Other than King Midas himself, whose sickness relegates him to a minor role within the story, the most overtly mythological characters are the Temptresses, the mermaid sirens who lure sailors to their deaths. Their origins highlight the novel’s preoccupation with the way in which men abuse and manipulate women.
"They used to be human women whom Triton, son of Poseidon, fell in love with. But once his interest in them waned, he refused to return them to land, instead turning them into creatures of the sea. Part human and part aquatic. They supposedly guard a watery treasure trove, which, along with their enchanted voices, they use to lure greedy sailors to their deaths." (p. 191)
Because men are most susceptible to their charms, Kora and Hettie accompany Rhat to retrieve one of Midas’ cups that Skulls has hidden within their trove. Like in the Odyssey, they stuff their ears with pieces of cloth to down out the sirens’ song, but the plan goes awry when Rhat is pulled under. The Temptress reminds Kora of the myriad ways that the men in her life have hurt her, but she is repelled by the golden aura of the mermaids’ treasure and manages to rescue Rhat and retrieve the chalice. Her aversion to gold and rejection of greed is what saves her.

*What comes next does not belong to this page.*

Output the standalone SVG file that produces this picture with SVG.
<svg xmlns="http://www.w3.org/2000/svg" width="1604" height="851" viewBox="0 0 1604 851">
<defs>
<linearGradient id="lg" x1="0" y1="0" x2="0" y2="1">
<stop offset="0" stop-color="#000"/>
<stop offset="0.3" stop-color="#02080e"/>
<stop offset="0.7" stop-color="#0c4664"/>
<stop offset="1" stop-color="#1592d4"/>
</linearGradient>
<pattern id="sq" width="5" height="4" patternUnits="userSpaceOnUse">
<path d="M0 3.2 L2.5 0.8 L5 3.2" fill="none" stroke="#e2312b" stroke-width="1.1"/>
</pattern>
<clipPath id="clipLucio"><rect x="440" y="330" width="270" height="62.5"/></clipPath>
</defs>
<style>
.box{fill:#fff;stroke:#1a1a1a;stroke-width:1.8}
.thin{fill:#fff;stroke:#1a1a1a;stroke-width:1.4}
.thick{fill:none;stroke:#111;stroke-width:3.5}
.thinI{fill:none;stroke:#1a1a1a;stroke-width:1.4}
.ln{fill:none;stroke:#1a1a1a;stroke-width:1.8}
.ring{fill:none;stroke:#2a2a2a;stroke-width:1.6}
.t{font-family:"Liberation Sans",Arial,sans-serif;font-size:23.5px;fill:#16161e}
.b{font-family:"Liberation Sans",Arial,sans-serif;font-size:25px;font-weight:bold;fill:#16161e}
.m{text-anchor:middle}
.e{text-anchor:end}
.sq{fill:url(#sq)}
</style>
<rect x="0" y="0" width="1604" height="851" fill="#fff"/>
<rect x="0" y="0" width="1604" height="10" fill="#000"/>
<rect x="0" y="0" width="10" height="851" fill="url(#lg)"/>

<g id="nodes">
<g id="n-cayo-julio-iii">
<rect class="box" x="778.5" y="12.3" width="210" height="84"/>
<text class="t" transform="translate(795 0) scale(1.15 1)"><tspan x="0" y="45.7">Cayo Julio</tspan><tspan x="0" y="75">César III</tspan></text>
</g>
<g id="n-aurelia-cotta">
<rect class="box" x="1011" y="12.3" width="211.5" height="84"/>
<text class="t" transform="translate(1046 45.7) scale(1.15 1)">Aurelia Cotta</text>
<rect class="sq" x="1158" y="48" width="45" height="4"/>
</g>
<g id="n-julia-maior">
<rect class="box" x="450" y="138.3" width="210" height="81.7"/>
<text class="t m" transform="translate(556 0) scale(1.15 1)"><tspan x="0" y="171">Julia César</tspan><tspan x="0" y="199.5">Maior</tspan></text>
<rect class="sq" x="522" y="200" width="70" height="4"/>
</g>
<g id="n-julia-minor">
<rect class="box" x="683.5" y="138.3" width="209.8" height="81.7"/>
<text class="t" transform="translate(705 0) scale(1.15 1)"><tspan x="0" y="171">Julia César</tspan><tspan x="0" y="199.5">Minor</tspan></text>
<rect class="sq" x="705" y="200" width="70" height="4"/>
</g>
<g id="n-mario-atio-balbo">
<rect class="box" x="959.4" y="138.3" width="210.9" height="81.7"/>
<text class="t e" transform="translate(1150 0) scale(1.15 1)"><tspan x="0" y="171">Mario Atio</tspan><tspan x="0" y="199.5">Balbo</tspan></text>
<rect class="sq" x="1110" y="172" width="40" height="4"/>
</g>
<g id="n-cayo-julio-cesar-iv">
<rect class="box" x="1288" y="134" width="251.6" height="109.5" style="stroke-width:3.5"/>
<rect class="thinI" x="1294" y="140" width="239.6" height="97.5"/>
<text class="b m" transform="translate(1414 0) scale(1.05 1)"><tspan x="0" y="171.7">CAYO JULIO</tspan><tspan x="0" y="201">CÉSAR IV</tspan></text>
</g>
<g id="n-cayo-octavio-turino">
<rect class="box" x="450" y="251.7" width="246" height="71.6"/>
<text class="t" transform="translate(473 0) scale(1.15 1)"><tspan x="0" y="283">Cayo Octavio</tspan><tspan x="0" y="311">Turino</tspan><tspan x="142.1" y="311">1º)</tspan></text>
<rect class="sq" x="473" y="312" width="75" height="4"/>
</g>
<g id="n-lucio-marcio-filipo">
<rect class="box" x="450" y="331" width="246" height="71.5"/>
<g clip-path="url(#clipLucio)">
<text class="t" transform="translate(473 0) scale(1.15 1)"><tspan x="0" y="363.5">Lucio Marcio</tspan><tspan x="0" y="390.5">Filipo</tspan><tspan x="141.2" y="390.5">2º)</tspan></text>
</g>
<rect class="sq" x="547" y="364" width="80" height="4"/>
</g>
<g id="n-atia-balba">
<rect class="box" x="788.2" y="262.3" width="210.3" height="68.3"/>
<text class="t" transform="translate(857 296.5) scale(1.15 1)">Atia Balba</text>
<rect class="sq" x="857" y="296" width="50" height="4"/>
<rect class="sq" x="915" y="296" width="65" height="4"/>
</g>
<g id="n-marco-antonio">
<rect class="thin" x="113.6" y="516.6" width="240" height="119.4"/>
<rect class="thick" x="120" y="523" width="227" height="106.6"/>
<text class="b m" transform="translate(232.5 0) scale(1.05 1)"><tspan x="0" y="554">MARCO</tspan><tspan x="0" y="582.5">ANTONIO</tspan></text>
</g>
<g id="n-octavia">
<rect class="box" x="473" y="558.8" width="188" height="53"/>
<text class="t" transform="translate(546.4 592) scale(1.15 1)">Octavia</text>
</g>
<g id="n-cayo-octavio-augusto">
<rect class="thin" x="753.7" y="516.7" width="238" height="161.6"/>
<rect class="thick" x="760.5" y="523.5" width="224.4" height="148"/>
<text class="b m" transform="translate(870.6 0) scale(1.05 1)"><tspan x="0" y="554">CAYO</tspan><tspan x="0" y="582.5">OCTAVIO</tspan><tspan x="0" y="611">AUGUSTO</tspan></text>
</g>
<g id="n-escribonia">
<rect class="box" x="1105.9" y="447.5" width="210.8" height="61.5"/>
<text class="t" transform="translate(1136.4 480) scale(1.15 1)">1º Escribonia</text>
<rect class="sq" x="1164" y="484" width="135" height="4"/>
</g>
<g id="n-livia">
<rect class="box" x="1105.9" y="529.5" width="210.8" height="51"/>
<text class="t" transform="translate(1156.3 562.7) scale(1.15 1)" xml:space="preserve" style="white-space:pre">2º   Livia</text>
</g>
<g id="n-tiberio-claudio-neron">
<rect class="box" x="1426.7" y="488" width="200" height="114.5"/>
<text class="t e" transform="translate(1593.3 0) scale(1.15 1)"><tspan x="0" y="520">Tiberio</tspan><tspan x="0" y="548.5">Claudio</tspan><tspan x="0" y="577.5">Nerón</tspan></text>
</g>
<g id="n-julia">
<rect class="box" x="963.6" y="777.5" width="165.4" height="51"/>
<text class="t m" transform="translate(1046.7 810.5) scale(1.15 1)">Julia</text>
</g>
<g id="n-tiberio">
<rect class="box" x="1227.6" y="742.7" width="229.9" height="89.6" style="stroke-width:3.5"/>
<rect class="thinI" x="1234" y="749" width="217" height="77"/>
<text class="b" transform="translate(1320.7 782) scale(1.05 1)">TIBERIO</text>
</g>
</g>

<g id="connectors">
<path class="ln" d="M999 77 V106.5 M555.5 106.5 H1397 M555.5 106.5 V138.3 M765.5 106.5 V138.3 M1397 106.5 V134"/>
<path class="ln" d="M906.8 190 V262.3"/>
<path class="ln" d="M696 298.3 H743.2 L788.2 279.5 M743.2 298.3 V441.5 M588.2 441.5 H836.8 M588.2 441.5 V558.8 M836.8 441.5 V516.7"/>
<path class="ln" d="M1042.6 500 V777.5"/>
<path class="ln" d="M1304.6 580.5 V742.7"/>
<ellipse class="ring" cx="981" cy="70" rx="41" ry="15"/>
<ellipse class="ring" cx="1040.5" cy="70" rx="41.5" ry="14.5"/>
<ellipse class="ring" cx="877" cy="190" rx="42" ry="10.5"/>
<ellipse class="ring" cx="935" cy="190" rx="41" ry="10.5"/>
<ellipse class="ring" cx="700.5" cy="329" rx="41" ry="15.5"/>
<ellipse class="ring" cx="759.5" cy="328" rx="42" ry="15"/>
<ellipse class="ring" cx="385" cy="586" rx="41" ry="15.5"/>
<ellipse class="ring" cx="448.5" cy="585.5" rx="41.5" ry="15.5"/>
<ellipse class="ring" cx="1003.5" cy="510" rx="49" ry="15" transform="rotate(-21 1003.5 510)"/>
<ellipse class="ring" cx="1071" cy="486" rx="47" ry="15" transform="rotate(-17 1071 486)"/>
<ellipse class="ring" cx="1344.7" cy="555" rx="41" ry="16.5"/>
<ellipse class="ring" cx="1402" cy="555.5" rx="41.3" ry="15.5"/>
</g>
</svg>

The feminist preoccupations of the novel extend to the empowerment of Hettie and Kora as formidable swordfighters within the final showdown with Captain Bones, and repeated references to Kora’s favourite book, Captain Corelli’s Account of the Sea, about the little known first female captain to sail the seas. Kora’s knowledge of the text provides helpful strategies on her adventure, and links her to her long dead mother, who, like Captain Corelli, was Sunisian, a race renowned to have a special affinity with the ocean.

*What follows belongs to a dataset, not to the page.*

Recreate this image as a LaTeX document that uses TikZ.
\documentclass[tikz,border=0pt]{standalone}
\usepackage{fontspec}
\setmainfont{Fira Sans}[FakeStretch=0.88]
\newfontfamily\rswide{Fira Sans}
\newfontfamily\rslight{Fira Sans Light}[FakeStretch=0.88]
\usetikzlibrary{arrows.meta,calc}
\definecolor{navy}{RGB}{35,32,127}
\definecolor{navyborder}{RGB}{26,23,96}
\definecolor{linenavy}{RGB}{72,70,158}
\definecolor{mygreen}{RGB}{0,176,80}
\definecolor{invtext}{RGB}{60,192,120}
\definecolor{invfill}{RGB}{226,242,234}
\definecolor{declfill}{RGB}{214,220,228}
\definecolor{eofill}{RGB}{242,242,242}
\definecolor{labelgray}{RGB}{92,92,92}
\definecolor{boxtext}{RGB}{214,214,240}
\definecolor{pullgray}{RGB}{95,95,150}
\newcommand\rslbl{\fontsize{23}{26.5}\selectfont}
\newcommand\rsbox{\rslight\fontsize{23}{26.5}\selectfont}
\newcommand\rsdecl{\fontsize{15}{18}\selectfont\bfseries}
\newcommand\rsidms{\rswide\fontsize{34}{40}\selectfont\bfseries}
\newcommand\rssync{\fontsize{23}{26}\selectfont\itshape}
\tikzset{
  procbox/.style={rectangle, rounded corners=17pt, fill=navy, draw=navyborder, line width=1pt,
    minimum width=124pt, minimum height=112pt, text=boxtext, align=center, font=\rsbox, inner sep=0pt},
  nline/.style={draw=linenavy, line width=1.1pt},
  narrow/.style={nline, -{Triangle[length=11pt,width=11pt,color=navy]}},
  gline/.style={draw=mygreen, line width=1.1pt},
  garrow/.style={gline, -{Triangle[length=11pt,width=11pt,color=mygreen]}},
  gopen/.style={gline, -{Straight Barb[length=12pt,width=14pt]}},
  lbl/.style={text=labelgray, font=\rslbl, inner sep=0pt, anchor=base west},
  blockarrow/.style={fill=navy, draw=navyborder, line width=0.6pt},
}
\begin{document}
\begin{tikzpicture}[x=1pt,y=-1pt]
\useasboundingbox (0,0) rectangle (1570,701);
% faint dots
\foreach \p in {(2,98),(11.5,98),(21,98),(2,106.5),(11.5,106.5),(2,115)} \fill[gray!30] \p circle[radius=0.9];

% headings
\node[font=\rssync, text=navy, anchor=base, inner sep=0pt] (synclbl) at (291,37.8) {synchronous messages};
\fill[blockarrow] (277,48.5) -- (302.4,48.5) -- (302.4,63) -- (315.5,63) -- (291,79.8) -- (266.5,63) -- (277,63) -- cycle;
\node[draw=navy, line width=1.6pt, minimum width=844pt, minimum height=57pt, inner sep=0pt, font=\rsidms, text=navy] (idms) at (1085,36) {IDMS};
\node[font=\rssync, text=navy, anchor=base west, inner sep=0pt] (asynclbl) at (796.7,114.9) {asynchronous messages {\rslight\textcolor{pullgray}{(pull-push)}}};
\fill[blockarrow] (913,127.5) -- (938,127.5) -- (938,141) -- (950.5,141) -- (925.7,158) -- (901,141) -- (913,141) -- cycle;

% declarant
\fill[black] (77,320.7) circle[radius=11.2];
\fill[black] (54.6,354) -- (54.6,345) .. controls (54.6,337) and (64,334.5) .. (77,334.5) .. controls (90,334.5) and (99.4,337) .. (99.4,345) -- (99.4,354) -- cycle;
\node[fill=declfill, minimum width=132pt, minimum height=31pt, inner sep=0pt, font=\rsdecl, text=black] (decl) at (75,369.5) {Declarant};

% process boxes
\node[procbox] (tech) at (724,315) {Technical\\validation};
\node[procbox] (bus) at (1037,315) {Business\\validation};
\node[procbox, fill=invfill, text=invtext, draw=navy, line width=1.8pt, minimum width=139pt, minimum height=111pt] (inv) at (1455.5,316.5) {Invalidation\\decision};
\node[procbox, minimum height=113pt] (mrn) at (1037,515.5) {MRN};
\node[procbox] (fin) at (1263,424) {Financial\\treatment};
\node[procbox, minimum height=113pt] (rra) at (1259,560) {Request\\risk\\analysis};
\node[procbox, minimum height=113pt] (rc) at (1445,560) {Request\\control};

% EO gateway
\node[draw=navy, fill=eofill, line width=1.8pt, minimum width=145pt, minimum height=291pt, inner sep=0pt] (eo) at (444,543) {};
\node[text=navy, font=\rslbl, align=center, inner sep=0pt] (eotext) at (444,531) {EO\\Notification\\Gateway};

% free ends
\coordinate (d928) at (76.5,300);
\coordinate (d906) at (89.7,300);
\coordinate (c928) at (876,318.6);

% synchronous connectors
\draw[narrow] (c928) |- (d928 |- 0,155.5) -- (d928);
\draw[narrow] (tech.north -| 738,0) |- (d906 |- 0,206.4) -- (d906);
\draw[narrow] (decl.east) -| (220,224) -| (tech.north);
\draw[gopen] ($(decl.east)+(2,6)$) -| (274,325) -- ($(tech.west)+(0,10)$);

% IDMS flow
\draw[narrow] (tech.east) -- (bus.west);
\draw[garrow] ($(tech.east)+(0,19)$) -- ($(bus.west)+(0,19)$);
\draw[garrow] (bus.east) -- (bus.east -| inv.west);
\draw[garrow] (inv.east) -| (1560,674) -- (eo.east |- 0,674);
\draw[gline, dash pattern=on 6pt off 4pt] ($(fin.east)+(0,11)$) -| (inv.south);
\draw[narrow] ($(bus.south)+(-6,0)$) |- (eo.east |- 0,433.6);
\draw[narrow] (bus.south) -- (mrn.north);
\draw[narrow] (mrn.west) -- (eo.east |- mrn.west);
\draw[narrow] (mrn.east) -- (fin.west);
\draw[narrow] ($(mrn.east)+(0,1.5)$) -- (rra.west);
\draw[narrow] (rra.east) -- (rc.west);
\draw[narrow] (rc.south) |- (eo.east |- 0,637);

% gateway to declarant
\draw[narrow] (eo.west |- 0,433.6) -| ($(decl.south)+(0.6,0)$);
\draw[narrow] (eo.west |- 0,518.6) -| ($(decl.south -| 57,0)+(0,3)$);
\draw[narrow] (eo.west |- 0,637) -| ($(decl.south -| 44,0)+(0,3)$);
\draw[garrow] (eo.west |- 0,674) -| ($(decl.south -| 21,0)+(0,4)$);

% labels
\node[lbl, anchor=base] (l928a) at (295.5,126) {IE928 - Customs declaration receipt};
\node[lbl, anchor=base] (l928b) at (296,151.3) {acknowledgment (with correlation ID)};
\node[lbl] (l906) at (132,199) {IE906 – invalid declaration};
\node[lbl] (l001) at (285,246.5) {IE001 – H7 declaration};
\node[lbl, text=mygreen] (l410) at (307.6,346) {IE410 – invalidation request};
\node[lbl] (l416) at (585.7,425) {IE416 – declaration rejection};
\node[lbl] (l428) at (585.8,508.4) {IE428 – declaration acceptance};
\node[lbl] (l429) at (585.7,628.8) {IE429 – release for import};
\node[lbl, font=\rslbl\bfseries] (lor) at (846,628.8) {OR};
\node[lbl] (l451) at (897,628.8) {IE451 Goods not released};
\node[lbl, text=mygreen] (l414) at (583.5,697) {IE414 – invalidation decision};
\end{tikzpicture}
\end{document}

First invented by Nathaniel Hawthorne, the figure of King Midas’ daughter has come to play a central role in children’s retellings of the myth, to the point that Robert Graves mentions her in his summary, overlooking the fact that there is no reference to her in any ancient source. Sullivan’s book expands her story into a full length young adult novel that uses the Midas myth to address gender politics, the emotional baggage we inherit from our parents, and the hollow allure of shiny things.